I caught the end of a conversation about the Soundex algorithm at work the other day which inspired me to write an implementation of it in C#. If you are not familiar with what Soundex is then the Wikipedia article on Soundex is a good place to start. I first came across this algorithm in a Natural Language Processing module during my university education. In a nutshell, when the Soundex algorithm is applied to a word, a Soundex Code is produced as output. Words that differ in spelling but sound the same (homophones) should produce the same Soundex Codes. For instance, "to" and "two" are spelt differently, but sound the same and therefore produce the same Soundex Code of "T000".

This is a useful little algorithm and I particularly like it for its simplicity and the fact that the heuristics used in the algorithm work well in most cases (one limitation of Soundex is that it falls short of covering words that sound the same but have a different first letter, e.g. "site" and "cite" produce different Soundex codes). Soundex is useful when writing search functionality where you want to account for misspellings in the users query. It's worth pointing out that SQL Server natively supports Soundex (see the Soundex function in T-SQL, for example).
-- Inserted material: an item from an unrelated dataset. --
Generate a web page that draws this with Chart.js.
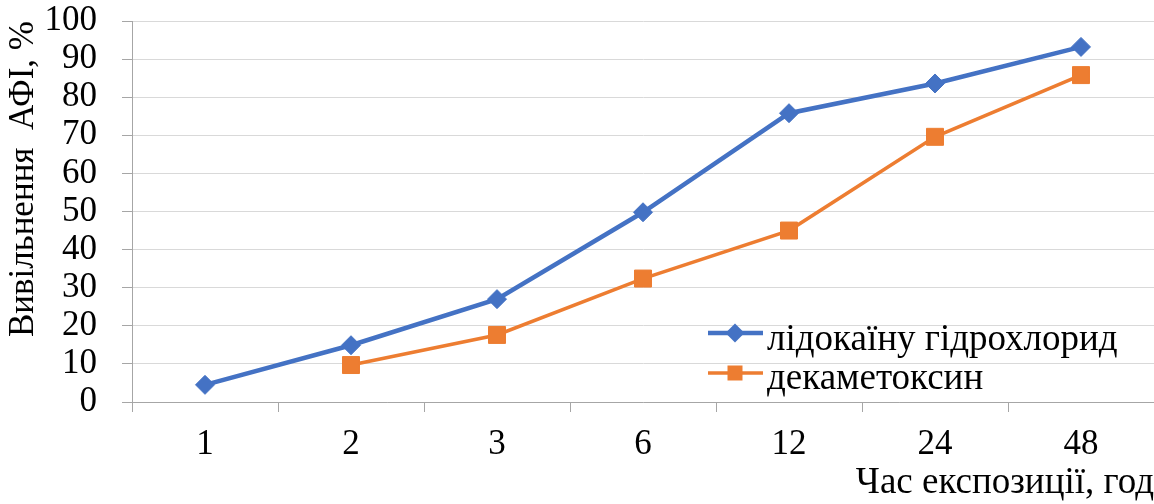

My C# implementation is below - I opted to implement it in a static class that exposes one public method "For". The example source code is available on GitHub - https://github.com/rsingh85/SoundexExample

public static class Soundex
{
    public static string For(string word)
    {
        const int MaxSoundexCodeLength = 4;

        var soundexCode = new StringBuilder();
        var previousWasHOrW = false;

        word = Regex.Replace(
            word == null ? string.Empty : word.ToUpper(),
                @"[^\w\s]",
                    string.Empty);

        if (string.IsNullOrEmpty(word))
            return string.Empty.PadRight(MaxSoundexCodeLength, '0');

        soundexCode.Append(word.First());

        for (var i = 1; i < word.Length; i++)
        {
            var numberCharForCurrentLetter =
                GetCharNumberForLetter(word[i]);

            if (i == 1 &&
                    numberCharForCurrentLetter ==
                        GetCharNumberForLetter(soundexCode[0]))
                continue;

            if (soundexCode.Length > 2 && previousWasHOrW &&
                    numberCharForCurrentLetter ==
                        soundexCode[soundexCode.Length - 2])
                continue;

            if (soundexCode.Length > 0 &&
                    numberCharForCurrentLetter ==
                        soundexCode[soundexCode.Length - 1])
                continue;

            soundexCode.Append(numberCharForCurrentLetter);

            previousWasHOrW = "HW".Contains(word[i]);
        }

        return soundexCode
                .Replace("0"string.Empty)
                    .ToString()
                        .PadRight(MaxSoundexCodeLength, '0')
                            .Substring(0, MaxSoundexCodeLength);
    }

    private static char GetCharNumberForLetter(char letter)
    {
        if ("BFPV".Contains(letter)) return '1';
        if ("CGJKQSXZ".Contains(letter)) return '2';
        if ("DT".Contains(letter)) return '3';
        if ('L' == letter) return '4';
        if ("MN".Contains(letter)) return '5';
        if ('R' == letter) return '6';

        return '0';
    }
}
Example:

// Both lines below output R100
Console.WriteLine(Soundex.For("Ravi"));
Console.WriteLine(Soundex.For("Ravee"));